Boston Explosion: FBI, Police Intensifies Search For Second Suspect
Residents of Boston and surrounding suburbs have been told to stay indoors amid a massive police manhunt for one of two brothers suspected of carrying out the Boston Marathon bombings on Monday.
The younger brother was the suspect seen wearing a white cap backward in video and photos released by the Federal Bureau of Investigation on Thursday. The release prompted a large number of tips from the public, federal officials said. The older brother was wearing a black cap in the video and photos.
Dzhokhar Tsarnaev, 19, escaped a shootout and mounted house-to-house search where his brother, Tamerlan Tsarneav, 26 had been killedafter a bloody night of shooting and explosions in the streets.
He is a student at the University of Massachusetts, Dartmouth, university spokesman Robert Lamontagne said.
Three people died and more than 170 were hurt when two bombs exploded near the finish line of Monday's marathon.
The FBI released several images of two men they were hunting in relation to the bombing, one wearing a white cap, the other a black cap.
Police said "suspect number one" had been killed early on Friday, and they were looking for "suspect number two", the "white-capped individual", later named as Dzhokhar Tsarnaev.
Reports said the black-capped suspect - widely named in the US media as Tamerlan Tsarnaev - was the fugitive's elder brother.
Both are said to be of Chechen origin, and are reported to have moved to the United States about 10 years ago.
The violence began at around 10:30 p.m. Thursday with the robbery of a 7-Eleven in nearby Cambridge, authorities said. The two men then fatally shot an MIT campus police officer and carjacked a Mercedes sport-utility vehicle at gunpoint, keeping the vehicle's owner hostage for about a half-hour, police said. The owner was released at a gas station in Cambridge, authorities said. He wasn't injured.
As police pursued the vehicle, explosive devices were thrown from the car, authorities said. "There was an exchange of gunfire" between police and the suspects," Mr. Alben said.
Hundreds of police officers descended on the Cambridge and Watertown areas as the violence unfolded Thursday night, authorities said. Residents said they heard loud explosions and gunfire.
In the Boston suburb of Watertown, officers and the men were involved in a gun battle lasting 10 minutes, according to witnesses.
Katie Blouin, 24 years old, of Watertown, said FBI agents and local police entered her house, searching before telling her boyfriend to lock the house's doors.
"I'm shaking," she said. "It just makes you so nervous."
Adonis Karageorgis, a 35-year-old dental student who lives in Watertown, said he heard a loud explosion from his apartment balcony
"I looked up and saw the sky light up," he said. "You could smell the smoke."
Beth Israel Deaconess Medical Center geared up for a potential mass-casualty event when one doctor there—who lives near the scene of the gunfight—heard the commotion outside his home.

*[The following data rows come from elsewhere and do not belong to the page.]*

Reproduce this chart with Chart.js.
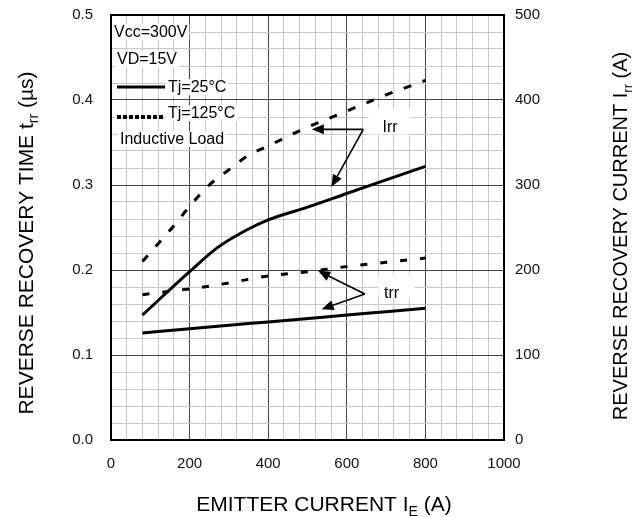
<!DOCTYPE html>
<html>
<head>
<meta charset="utf-8">
<script src="https://cdn.jsdelivr.net/npm/chart.js@4/dist/chart.umd.min.js"></script>
<style>
  body { margin: 0; background: #fff; }
  #wrap { width: 640px; height: 517px; }
</style>
</head>
<body>
<div id="wrap"><canvas id="chart1" width="640" height="517"></canvas></div>
<script>
// emitter current (A) for each curve
var irrX125 = [80, 120, 160, 200, 250, 300, 350, 400, 500, 600, 700, 800];
var irr125  = [210, 231, 252, 275, 300, 318, 335, 346, 368, 387, 406, 423];
var irrX25  = [80, 200, 270, 345, 400, 500, 600, 700, 800];
var irr25   = [147, 198, 226, 247, 259, 274, 290, 306, 322];
var trrX125 = [80, 150, 250, 350, 400, 500, 600, 700, 800];
var trr125  = [0.171, 0.175, 0.181, 0.189, 0.193, 0.198, 0.204, 0.209, 0.214];
var trrX25  = [80, 200, 350, 480, 600, 700, 800];
var trr25   = [0.126, 0.131, 0.137, 0.142, 0.147, 0.151, 0.155];

var xTicks = [0, 200, 400, 600, 800, 1000];
var yTicks = [0.0, 0.1, 0.2, 0.3, 0.4, 0.5];
var y2Ticks = [0, 100, 200, 300, 400, 500];

var legendLines = ['Vcc=300V', 'VD=15V', 'Tj=25°C', 'Tj=125°C', 'Inductive Load'];

var FONT = '"Liberation Sans", Arial, sans-serif';
var MAJOR = '#444444';
var MINOR = '#c8c8c8';

function toPoints(xs, ys) {
    return xs.map(function (x, i) { return { x: x, y: ys[i] }; });
}

function isMajor(v, step) {
    var r = v / step;
    return Math.abs(r - Math.round(r)) < 1e-6;
}

// text with subscripts: parts = [[text, isSub], ...]
function partsWidth(ctx, parts, size) {
    var w = 0;
    parts.forEach(function (p) {
        ctx.font = (p[1] ? Math.round(size * 0.65) : size) + 'px ' + FONT;
        w += ctx.measureText(p[0]).width;
    });
    return w;
}
function drawParts(ctx, parts, x, y, size) {
    parts.forEach(function (p) {
        var s = p[1] ? Math.round(size * 0.65) : size;
        ctx.font = s + 'px ' + FONT;
        ctx.fillText(p[0], x, p[1] ? y + size * 0.25 : y);
        x += ctx.measureText(p[0]).width;
    });
}

function boxText(ctx, text, x, y, size) {
    ctx.font = size + 'px ' + FONT;
    var w = ctx.measureText(text).width;
    ctx.fillStyle = '#fff';
    ctx.fillRect(x - 2, y - size * 0.8, w + 4, size * 1.0);
    ctx.fillStyle = '#000';
    ctx.fillText(text, x, y);
}

function arrow(ctx, x1, y1, x2, y2) {
    var ang = Math.atan2(y2 - y1, x2 - x1);
    ctx.beginPath();
    ctx.moveTo(x1, y1);
    ctx.lineTo(x2 - 6 * Math.cos(ang), y2 - 6 * Math.sin(ang));
    ctx.stroke();
    ctx.beginPath();
    ctx.moveTo(x2, y2);
    ctx.lineTo(x2 - 12 * Math.cos(ang) + 5 * Math.sin(ang), y2 - 12 * Math.sin(ang) - 5 * Math.cos(ang));
    ctx.lineTo(x2 - 12 * Math.cos(ang) - 5 * Math.sin(ang), y2 - 12 * Math.sin(ang) + 5 * Math.cos(ang));
    ctx.closePath();
    ctx.fill();
}

var overlay = {
    id: 'overlay',
    afterDraw: function (chart) {
        var ctx = chart.ctx;
        var a = chart.chartArea;
        var sx = chart.scales.x, sy = chart.scales.y;
        ctx.save();
        ctx.textBaseline = 'alphabetic';
        ctx.textAlign = 'left';
        ctx.fillStyle = '#000';
        ctx.strokeStyle = '#000';

        // plot frame
        ctx.lineWidth = 2;
        ctx.strokeRect(a.left, a.top, a.right - a.left, a.bottom - a.top);

        // condition block, top left
        var lx = a.left;
        boxText(ctx, legendLines[0], lx + 3, a.top + 22, 16);
        boxText(ctx, legendLines[1], lx + 6, a.top + 49, 16);
        boxText(ctx, legendLines[2], lx + 57, a.top + 77, 16);
        boxText(ctx, legendLines[3], lx + 57, a.top + 103, 16);
        boxText(ctx, legendLines[4], lx + 9, a.top + 129, 16);
        ctx.lineWidth = 3;
        ctx.beginPath();
        ctx.moveTo(lx + 6, a.top + 72);
        ctx.lineTo(lx + 54, a.top + 72);
        ctx.stroke();
        ctx.lineWidth = 4;
        ctx.setLineDash([4, 2]);
        ctx.beginPath();
        ctx.moveTo(lx + 6, a.top + 102);
        ctx.lineTo(lx + 54, a.top + 102);
        ctx.stroke();
        ctx.setLineDash([]);

        // Irr / trr callouts
        ctx.lineWidth = 1.6;
        ctx.fillStyle = '#fff';
        ctx.fillRect(sx.getPixelForValue(655), sy.getPixelForValue(0.39), 42, 26);
        ctx.fillRect(sx.getPixelForValue(680), sy.getPixelForValue(0.195), 36, 24);
        ctx.fillStyle = '#000';
        ctx.font = '16px ' + FONT;
        ctx.textAlign = 'center';
        ctx.fillText('Irr', sx.getPixelForValue(710), sy.getPixelForValue(0.3694) + 6);
        ctx.fillText('trr', sx.getPixelForValue(714), sy.getPixelForValue(0.1745) + 6);
        var p0x = sx.getPixelForValue(642), p0y = sy.getPixelForValue(0.3655);
        arrow(ctx, p0x, p0y, sx.getPixelForValue(511), p0y);
        arrow(ctx, p0x, p0y, sx.getPixelForValue(561), sy.getPixelForValue(0.298));
        var q0x = sx.getPixelForValue(646), q0y = sy.getPixelForValue(0.1718);
        arrow(ctx, q0x, q0y, sx.getPixelForValue(527), sy.getPixelForValue(0.199));
        arrow(ctx, q0x, q0y, sx.getPixelForValue(536), sy.getPixelForValue(0.1538));

        // axis titles
        ctx.textAlign = 'left';
        var bottomT = [['EMITTER CURRENT I', false], ['E', true], [' (A)', false]];
        var w = partsWidth(ctx, bottomT, 21);
        drawParts(ctx, bottomT, 324 - w / 2, 511, 21);

        var leftT = [['REVERSE RECOVERY TIME t', false], ['rr', true], [' (\u00b5s)', false]];
        w = partsWidth(ctx, leftT, 21);
        ctx.save();
        ctx.translate(33, 243);
        ctx.rotate(-Math.PI / 2);
        drawParts(ctx, leftT, -w / 2, 0, 21);
        ctx.restore();

        var rightT = [['REVERSE RECOVERY CURRENT I', false], ['rr', true], [' (A)', false]];
        w = partsWidth(ctx, rightT, 20);
        ctx.save();
        ctx.translate(627, 236);
        ctx.rotate(-Math.PI / 2);
        drawParts(ctx, rightT, -w / 2, 0, 20);
        ctx.restore();

        ctx.restore();
    }
};

// keep tick padding from pushing the plot area down
function noVPad(s, width) {
    s.width = width;
    s.paddingTop = 0;
    s.paddingBottom = 0;
}

function drawChart() {
    var ctx = document.getElementById('chart1').getContext('2d');
    var tickFont = { family: FONT, size: 15 };
    var config = {
        type: 'line',
        data: {
            datasets: [
                { label: 'Irr Tj=125', data: toPoints(irrX125, irr125), yAxisID: 'y2',
                  borderColor: '#000', borderWidth: 3, borderDash: [8, 12], pointRadius: 0,
                  cubicInterpolationMode: 'monotone' },
                { label: 'Irr Tj=25', data: toPoints(irrX25, irr25), yAxisID: 'y2',
                  borderColor: '#000', borderWidth: 3, pointRadius: 0,
                  cubicInterpolationMode: 'monotone' },
                { label: 'trr Tj=125', data: toPoints(trrX125, trr125), yAxisID: 'y',
                  borderColor: '#000', borderWidth: 3, borderDash: [7, 13], pointRadius: 0,
                  cubicInterpolationMode: 'monotone' },
                { label: 'trr Tj=25', data: toPoints(trrX25, trr25), yAxisID: 'y',
                  borderColor: '#000', borderWidth: 3, pointRadius: 0,
                  cubicInterpolationMode: 'monotone' }
            ]
        },
        options: {
            responsive: false,
            animation: false,
            layout: { padding: { top: 15, left: 0, right: 0, bottom: 0 } },
            plugins: { legend: { display: false }, tooltip: { enabled: false } },
            scales: {
                x: {
                    type: 'linear', min: xTicks[0], max: xTicks[xTicks.length - 1],
                    afterFit: function (s) { s.height = 77; },
                    border: { display: false },
                    grid: {
                        drawTicks: false,
                        color: function (c) { return isMajor(c.tick.value, 200) ? MAJOR : MINOR; }
                    },
                    ticks: {
                        stepSize: 40, autoSkip: false, maxRotation: 0, padding: 15,
                        color: '#111', font: tickFont,
                        callback: function (v) { return xTicks.indexOf(v) >= 0 ? String(v) : ''; }
                    }
                },
                y: {
                    position: 'left', min: yTicks[0], max: yTicks[yTicks.length - 1],
                    afterFit: function (s) { noVPad(s, 111); },
                    border: { display: false },
                    grid: {
                        drawTicks: false,
                        color: function (c) { return isMajor(c.tick.value, 0.1) ? MAJOR : MINOR; }
                    },
                    ticks: {
                        stepSize: 0.02, autoSkip: false, padding: 18,
                        color: '#111', font: tickFont,
                        callback: function (v) { return isMajor(v, 0.1) ? v.toFixed(1) : ''; }
                    }
                },
                y2: {
                    position: 'right', min: y2Ticks[0], max: y2Ticks[y2Ticks.length - 1],
                    afterFit: function (s) { noVPad(s, 136); },
                    border: { display: false },
                    grid: { display: false, drawTicks: false },
                    ticks: {
                        stepSize: 100, autoSkip: false, padding: 11,
                        color: '#111', font: tickFont
                    }
                }
            }
        },
        plugins: [overlay]
    };
    new Chart(ctx, config);
}

drawChart();
</script>
</body>
</html>
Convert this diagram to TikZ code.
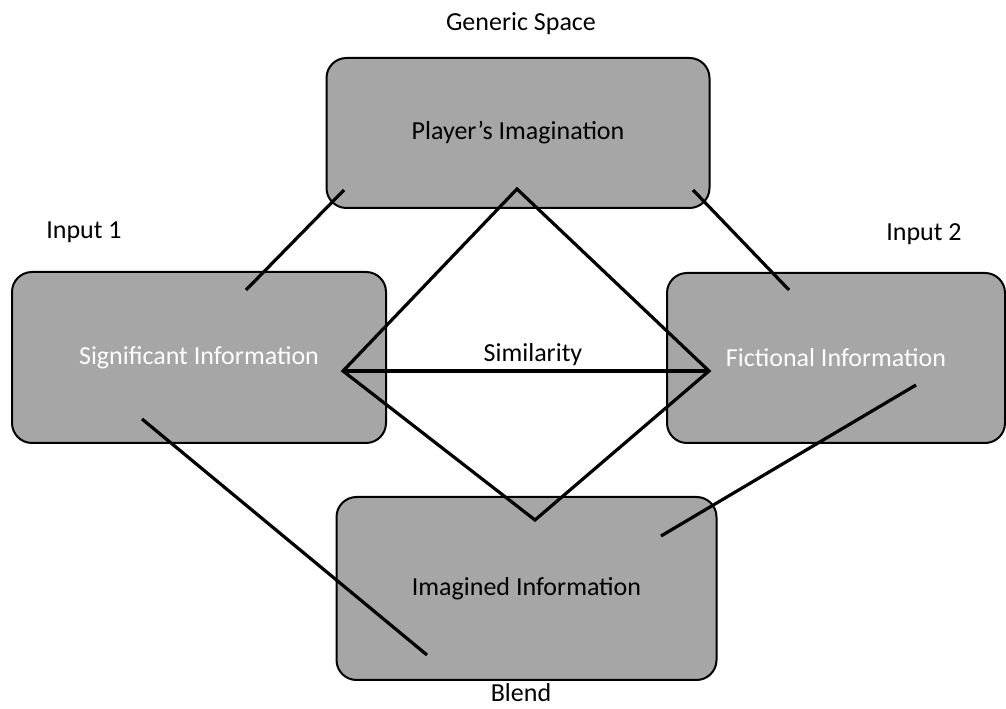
\documentclass[tikz,border=0pt]{standalone}
\usepackage{fontspec}
\setmainfont{Carlito}
\usepackage{tikz}
\usetikzlibrary{positioning}
\definecolor{boxgray}{RGB}{166,166,166}

\begin{document}
\begin{tikzpicture}[x=1pt,y=1pt,
	space/.style={draw=black, line width=2pt, fill=boxgray, rounded corners=20pt, inner sep=0pt},
	tag/.style={font=\fontsize{26}{30}\selectfont},
	link/.style={line width=3.2pt}]
				\useasboundingbox (0,0) rectangle (1006,709);
				
				\node[space,tag,minimum width=383pt,minimum height=150pt] (imag) at (518,576) {Player's Imagination};
				\node[space,tag,text=white,minimum width=374pt,minimum height=171pt] (sig) at (199,351.5) {Significant Information};
				\node[space,tag,text=white,minimum width=338pt,minimum height=170pt] (fict) at (836,351) {Fictional Information};
				\node[space,tag,minimum width=380pt,minimum height=183pt] (imgd) at (526.5,120.5) {Imagined Information};
				
				\node[tag] (generic) at (521,685) {Generic Space};
				\node[tag] (in1) at (84,477) {Input 1};
				\node[tag] (in2) at (924,475) {Input 2};
				\node[tag,anchor=base,inner sep=0pt] (blend) at (521,7) {Blend};
				\node[tag] (simil) at (533,354) {Similarity};
				
				%%%%%%%%%%%%%%%%%%%%%%%%%%%%%%
				
				\coordinate (gTop) at (517,520);
				\coordinate (gL) at (344,519);
				\coordinate (gR) at (693,519);
				\coordinate (sR) at (343,338);
				\coordinate (sT) at (246,419);
				\coordinate (sB) at (142,290);
				\coordinate (fL) at (709,338);
				\coordinate (fT) at (789,419);
				\coordinate (fB) at (916,324);
				\coordinate (iTop) at (535,189);
				\coordinate (iL) at (427,54);
				\coordinate (iR) at (661,173);
				
				\draw[link] (gL) -- (sT);
				\draw[link] (gR) -- (fT);
				\draw[link] (gTop) -- (sR) -- (iTop) -- (fL) -- cycle;
				\draw[link] (sR) -- (fL);
				\draw[link] (sB) -- (iL);
				\draw[link] (fB) -- (iR);
				
\end{tikzpicture}
\end{document}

"When I started hearing the gunshots and explosions, given what had happened over at MIT and seeing all the police cars rushing into Watertown and past my house and hearing all the sirens, I knew or felt very strongly that this was related to the events from earlier this week as well as from what happened over at MIT," said David Schoenfeld, an emergency physician there, during a news conference early Friday.
"Because of that, I felt as though something large enough was going on in the community that it warranted calling the emergency department and coming in," he said.
The MIT campus police officer that was killed wasn't identified. The officer had multiple gunshot wounds and was taken to a nearby hospital, where he was pronounced dead, according to a statement on the Middlesex County District Attorney's website.
Shortly before midnight Thursday, police were gathered in Watertown, and a stretch of the campus near Vassar Street and Main Street in Cambridge was cordoned off. Police were searching through woods with dogs and flashlights.
Dozens of police officers gathered at Massachusetts General Hospital, where the injured officer was reportedly taken. Officers directing traffic asked those who arrived in a panic: Some Police Officers wept openly as they hurried into the emergency room.
The authorities in Massachusetts Bay have suspended the transport system and no vehicles are being allowed in or out of the Watertown area.
The warning to stay indoors was later extended to the whole of Boston, in what correspondents said was an unprecedented move.
"Stay indoors with the doors locked, and do not open the door for anyone other than a properly identified law enforcement officer," Massachusetts Governor Deval Patrick said on Friday morning.
Overnight, video footage emerged showing a fully-clothed suspect lying on the floor, surrounded by police. More video was shown by US media of a suspect being led into a police car after being stripped of his clothes.
But it is not clear who the men were, or what happened after their apparent arrests. Boston police Commissioner Ed Davis said he believed the man being hunted in Watertown was a "terrorist".
"We believe this to be a man who came here to kill people," he said.
Monday's attack on the Boston Marathon killed Martin Richard, aged eight, Krystle Campbell, 29, and Lu Lingzi, 23, a postgraduate student from China.